Tony Greig - Oz's hairyback pom. 

Greig is the team's shit-stirrer. He was born in South Africa but due to sporting sanctions, he captained England and now lives in Australia. With a foot in so many camps, it is easy to understand why he is more than willing to argue with his fellow commentators. 

Although Greig has some of the condescending composure of Benaud, the excitement of Lawry and the strategic thinking of Chappel, he is clearly his own man. Out of all the commentators, he is the most prone to take the piss in his commentary.

Michael Holding - Cameo

Michael Holding provides the Caribbean insights to accompany the touring West Indian teams, and indeed the high standard of his commentary is befitting a Brian Lara in full flight. In his slow, relaxed West Indian accent, Holding conveys almost a kind of Benauesque wisdom: "I'm sure he doesn't like that. I've yet to meet anyone who likes being hit in the face with a cricket ball."

Mark Taylor - the weak link

Taylor is the team's weak link, neither holding his own as an individual nor contributing to the team as a whole. Taylor tries to provide the strategic thinking of Chappel but fails to cut the mustard.

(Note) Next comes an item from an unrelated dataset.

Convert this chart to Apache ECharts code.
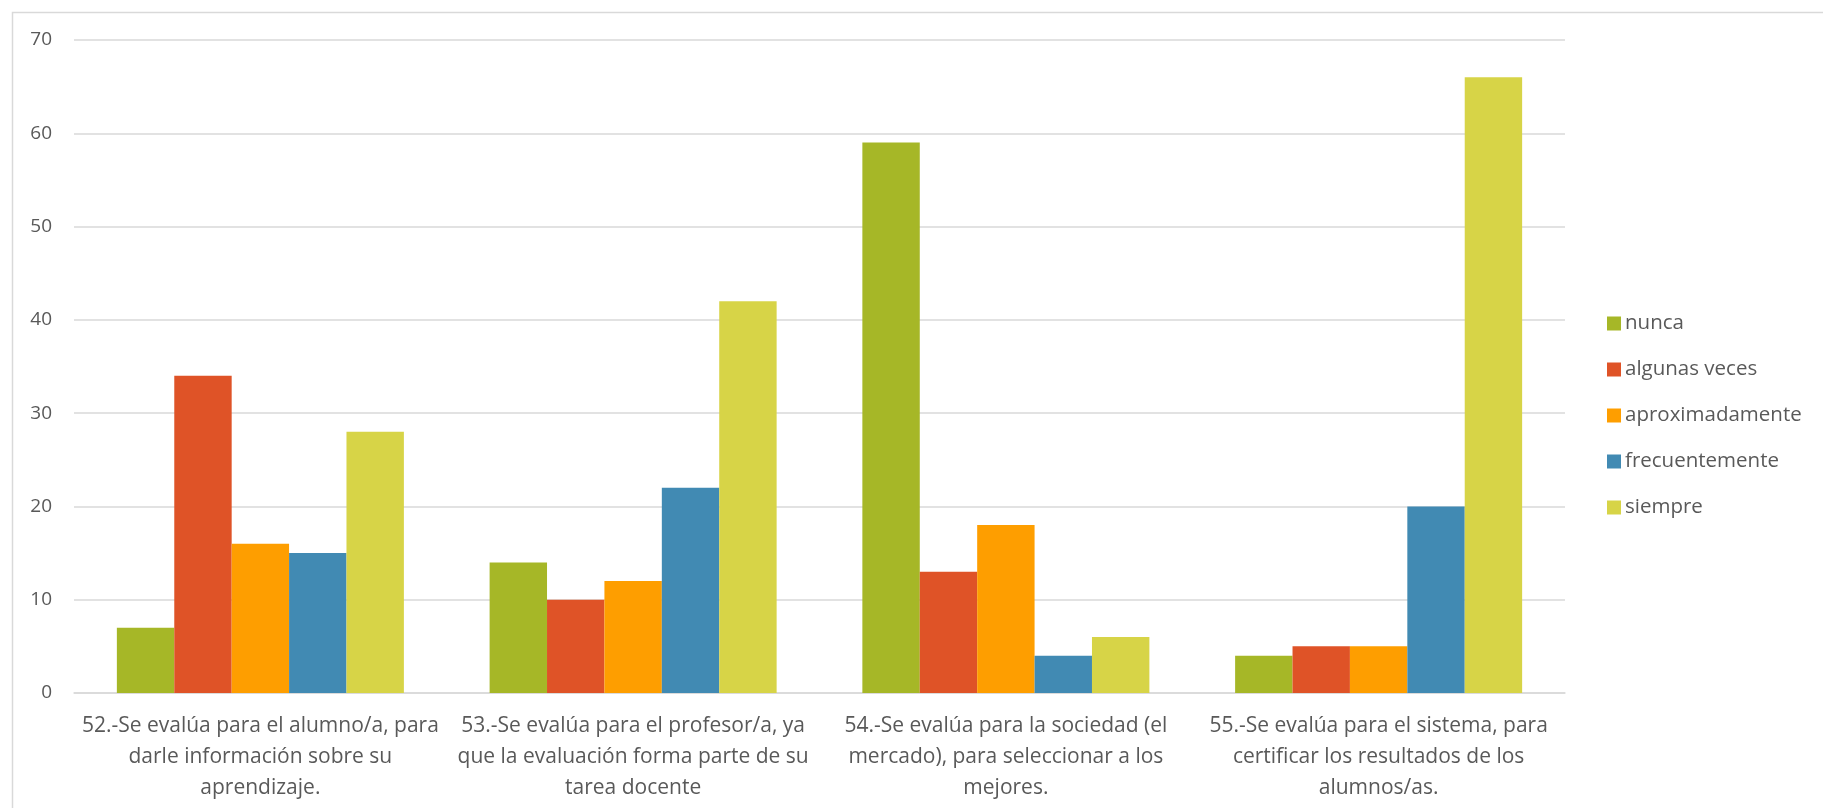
<!DOCTYPE html>
<html>
<head>
<meta charset="utf-8">
<script src="https://cdn.jsdelivr.net/npm/echarts@6/dist/echarts.min.js"></script>
<style>
html,body{margin:0;padding:0;background:#fff;}
#c{width:1823px;height:808px;}
</style>
</head>
<body>
<div id="c"></div>
<script>
const categories = [
  "52.-Se evalúa para el alumno/a, para\ndarle información sobre su\naprendizaje.",
  "53.-Se evalúa para el profesor/a, ya\nque la evaluación forma parte de su\ntarea docente",
  "54.-Se evalúa para la sociedad (el\nmercado), para seleccionar a los\nmejores.",
  "55.-Se evalúa para el sistema, para\ncertificar los resultados de los\nalumnos/as."
];
const seriesNames = ["nunca", "algunas veces", "aproximadamente", "frecuentemente", "siempre"];
const nunca = [7, 14, 59, 4];
const algunasVeces = [34, 10, 13, 5];
const aproximadamente = [16, 12, 18, 5];
const frecuentemente = [15, 22, 4, 20];
const siempre = [28, 42, 6, 66];
const colors = ["#A6B727", "#DF5327", "#FE9E00", "#418AB3", "#D7D447"];

const values = [nunca, algunasVeces, aproximadamente, frecuentemente, siempre];
const font = "'Open Sans', Lato, sans-serif";
const chart = echarts.init(document.getElementById('c'));
chart.setOption({
  animation: false,
  textStyle: {fontFamily: font},
  graphic: [{
    type: 'rect', left: 10, top: 10,
    shape: {width: 1812, height: 797},
    style: {fill: 'none', stroke: '#d9d9d9', lineWidth: 1.5},
    silent: true
  }],
  grid: {left: 74, right: 258, top: 40, bottom: 115},
  legend: {
    orient: 'vertical', left: 1602, top: 308,
    icon: 'rect', itemWidth: 14, itemHeight: 14, itemGap: 25,
    textStyle: {color: '#595959', fontSize: 20.5, lineHeight: 20, fontFamily: font, padding: [0,0,0,-1]},
    data: seriesNames
  },
  xAxis: {
    type: 'category', data: categories,
    axisLine: {lineStyle: {color: '#d9d9d9', width: 1.5}},
    axisTick: {show: false},
    axisLabel: {color: '#595959', fontSize: 21, lineHeight: 31, margin: 18, interval: 0, fontFamily: font}
  },
  yAxis: {
    type: 'value', min: 0, max: 70, interval: 10,
    axisLine: {show: false}, axisTick: {show: false},
    splitLine: {lineStyle: {color: '#d9d9d9', width: 1.5}},
    axisLabel: {color: '#595959', fontSize: 19, margin: 22, fontFamily: font}
  },
  series: seriesNames.map((n, i) => ({
    name: n, type: 'bar', data: values[i],
    itemStyle: {color: colors[i]},
    barGap: '0%', barCategoryGap: '23%'
  }))
});
</script>
</body>
</html>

Whereas Chappel's insights are given authority due to 70s style mustache, Taylor contradicts himself or just speaks garbage. To compensate for his shortcomings, Taylor tries to convey an aura of assertiveness which only succeeds in making him appear lacking in objectivity. Worst of all, Taylor has an irritating voice that sounds nasal and agitated.

Of course such problems with his delivery could be overlooked if he had credibility. But, as the only Australian captain ever to lead his side to missing the finals of World Series Cricket, Joe the Cameraman has more credibility on the one day game than Taylor. Just as he was in the one day team, in the commentary box Taylor is well out of his depth.